**Aim of the exercise:** Repeat every line of the data exactly, but not the pictures.

# # # # #

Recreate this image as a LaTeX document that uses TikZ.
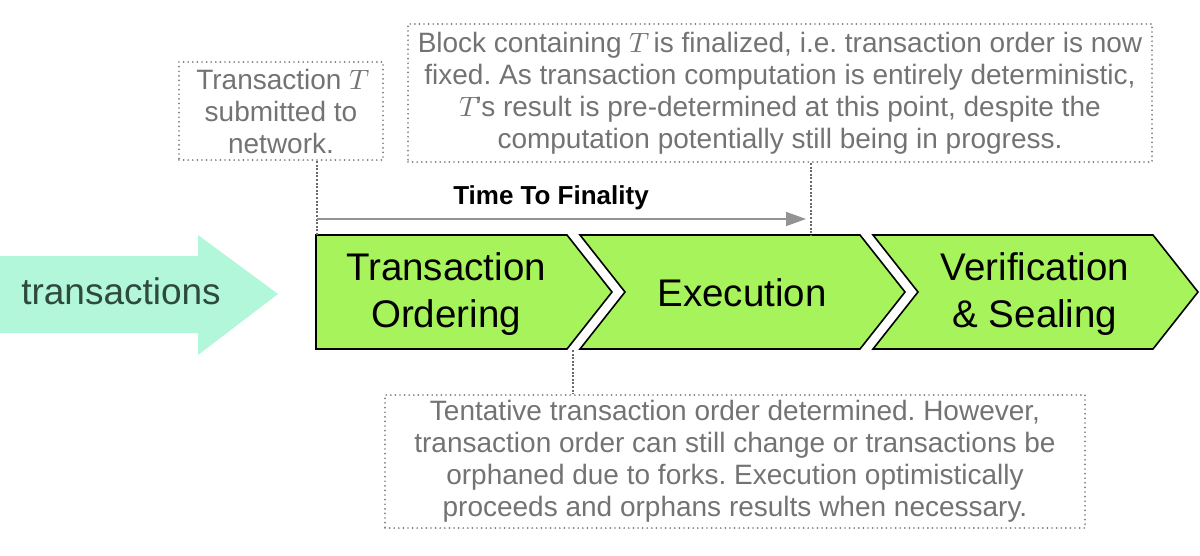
\documentclass[tikz,border=0pt]{standalone}
\usepackage{fontspec}
\setmainfont{Liberation Sans}
\newfontfamily\lmmath{Latin Modern Math}
\newcommand{\TT}{{\lmmath 𝑇}}
\usetikzlibrary{arrows.meta}
\definecolor{mint}{HTML}{B3F7DB}
\definecolor{lime}{HTML}{A6F35B}
\definecolor{notegray}{HTML}{737373}
\definecolor{dotgray}{HTML}{7A7A7A}
\definecolor{conngray}{HTML}{6A6A6A}
\definecolor{darktx}{HTML}{2E4A40}
\frenchspacing
\begin{document}
\begin{tikzpicture}[x=1pt,y=-1pt,
  chev/.style={fill=lime,draw=black,line width=1.6pt,line join=miter},
  chevtext/.style={font=\fontsize{38.5}{47}\selectfont,align=center,inner sep=0pt},
  notebox/.style={draw=dotgray,line width=1.9pt,dash pattern=on 0pt off 4.6pt,line cap=round,
    text=notegray,font=\fontsize{28}{32}\selectfont\frenchspacing,align=center,inner sep=0pt},
  conn/.style={draw=conngray,line width=1.6pt,dash pattern=on 2pt off 1.6pt},
  ttf/.style={draw=gray!85,line width=1.6pt,-{Triangle[length=20pt,width=14pt]}}]
\useasboundingbox (0,0) rectangle (1200,555);

% incoming arrow
\fill[mint] (0,256) -- (198,256) -- (198,235) -- (278,294) -- (198,355) -- (198,333) -- (0,333) -- cycle;
\node[font=\fontsize{37}{44}\selectfont,text=darktx,inner sep=0pt] (tx) at (121,291) {transactions};

% chevrons
\draw[chev] (316,235) -- (567,235) -- (612,292) -- (567,349) -- (316,349) -- cycle;
\draw[chev] (580,235) -- (860,235) -- (905,292) -- (860,349) -- (580,349) -- (625,292) -- cycle;
\draw[chev] (873,235) -- (1153,235) -- (1198,292) -- (1153,349) -- (873,349) -- (918,292) -- cycle;
\node[chevtext] (c1) at (446,294) {Transaction\\Ordering};
\node[chevtext] (c2) at (742,293) {Execution};
\node[chevtext] (c3) at (1035,294) {Verification\\\& Sealing};

% notes
\node[notebox,minimum width=204pt,minimum height=98pt] (n1) at (281,111)
  {Transaction \TT\\submitted to\\network.};
\node[notebox,minimum width=744pt,minimum height=138pt] (n2) at (780,93)
  {Block containing \TT\ is finalized, i.e. transaction order is now\\
   fixed. As transaction computation is entirely deterministic,\\
   \TT's result is pre-determined at this point, despite the\\
   computation potentially still being in progress.};
\node[notebox,minimum width=700pt,minimum height=133pt] (n3) at (735,461.5)
  {Tentative transaction order determined. However,\\
   transaction order can still change or transactions be\\
   orphaned due to forks. Execution optimistically\\
   proceeds and orphans results when necessary.};

% connectors
\coordinate (a1) at (317,235);
\coordinate (a2) at (811,235);
\coordinate (a3) at (573,350);
\draw[conn] (n1.south -| a1) -- (a1);
\draw[conn] (n2.south -| a2) -- (a2);
\draw[conn] (a3) -- (n3.north -| a3);

% time to finality
\coordinate (f1) at (317,219);
\coordinate (f2) at (806,219);
\draw[ttf] (f1) -- (f2);
\node[font=\bfseries\fontsize{26}{30}\selectfont,inner sep=0pt] (ttfl) at (551,198) {Time To Finality};
\end{tikzpicture}
\end{document}
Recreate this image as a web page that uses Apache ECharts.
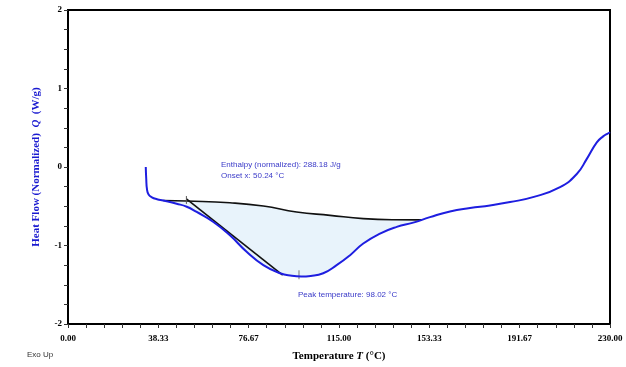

# # # # #

**Exercise answer:**
Recreate this image as a LaTeX document that uses TikZ.
\documentclass[tikz,border=0pt]{standalone}
\usepackage{fontspec}
\setmainfont{Liberation Sans}
\newfontfamily\lmmath{Latin Modern Math}
\newcommand{\TT}{{\lmmath 𝑇}}
\usetikzlibrary{arrows.meta}
\definecolor{mint}{HTML}{B3F7DB}
\definecolor{lime}{HTML}{A6F35B}
\definecolor{notegray}{HTML}{737373}
\definecolor{dotgray}{HTML}{7A7A7A}
\definecolor{conngray}{HTML}{6A6A6A}
\definecolor{darktx}{HTML}{2E4A40}
\frenchspacing
\begin{document}
\begin{tikzpicture}[x=1pt,y=-1pt,
  chev/.style={fill=lime,draw=black,line width=1.6pt,line join=miter},
  chevtext/.style={font=\fontsize{38.5}{47}\selectfont,align=center,inner sep=0pt},
  notebox/.style={draw=dotgray,line width=1.9pt,dash pattern=on 0pt off 4.6pt,line cap=round,
    text=notegray,font=\fontsize{28}{32}\selectfont\frenchspacing,align=center,inner sep=0pt},
  conn/.style={draw=conngray,line width=1.6pt,dash pattern=on 2pt off 1.6pt},
  ttf/.style={draw=gray!85,line width=1.6pt,-{Triangle[length=20pt,width=14pt]}}]
\useasboundingbox (0,0) rectangle (1200,555);

% incoming arrow
\fill[mint] (0,256) -- (198,256) -- (198,235) -- (278,294) -- (198,355) -- (198,333) -- (0,333) -- cycle;
\node[font=\fontsize{37}{44}\selectfont,text=darktx,inner sep=0pt] (tx) at (121,291) {transactions};

% chevrons
\draw[chev] (316,235) -- (567,235) -- (612,292) -- (567,349) -- (316,349) -- cycle;
\draw[chev] (580,235) -- (860,235) -- (905,292) -- (860,349) -- (580,349) -- (625,292) -- cycle;
\draw[chev] (873,235) -- (1153,235) -- (1198,292) -- (1153,349) -- (873,349) -- (918,292) -- cycle;
\node[chevtext] (c1) at (446,294) {Transaction\\Ordering};
\node[chevtext] (c2) at (742,293) {Execution};
\node[chevtext] (c3) at (1035,294) {Verification\\\& Sealing};

% notes
\node[notebox,minimum width=204pt,minimum height=98pt] (n1) at (281,111)
  {Transaction \TT\\submitted to\\network.};
\node[notebox,minimum width=744pt,minimum height=138pt] (n2) at (780,93)
  {Block containing \TT\ is finalized, i.e. transaction order is now\\
   fixed. As transaction computation is entirely deterministic,\\
   \TT's result is pre-determined at this point, despite the\\
   computation potentially still being in progress.};
\node[notebox,minimum width=700pt,minimum height=133pt] (n3) at (735,461.5)
  {Tentative transaction order determined. However,\\
   transaction order can still change or transactions be\\
   orphaned due to forks. Execution optimistically\\
   proceeds and orphans results when necessary.};

% connectors
\coordinate (a1) at (317,235);
\coordinate (a2) at (811,235);
\coordinate (a3) at (573,350);
\draw[conn] (n1.south -| a1) -- (a1);
\draw[conn] (n2.south -| a2) -- (a2);
\draw[conn] (a3) -- (n3.north -| a3);

% time to finality
\coordinate (f1) at (317,219);
\coordinate (f2) at (806,219);
\draw[ttf] (f1) -- (f2);
\node[font=\bfseries\fontsize{26}{30}\selectfont,inner sep=0pt] (ttfl) at (551,198) {Time To Finality};
\end{tikzpicture}
\end{document}
Recreate this image as a web page that uses Apache ECharts.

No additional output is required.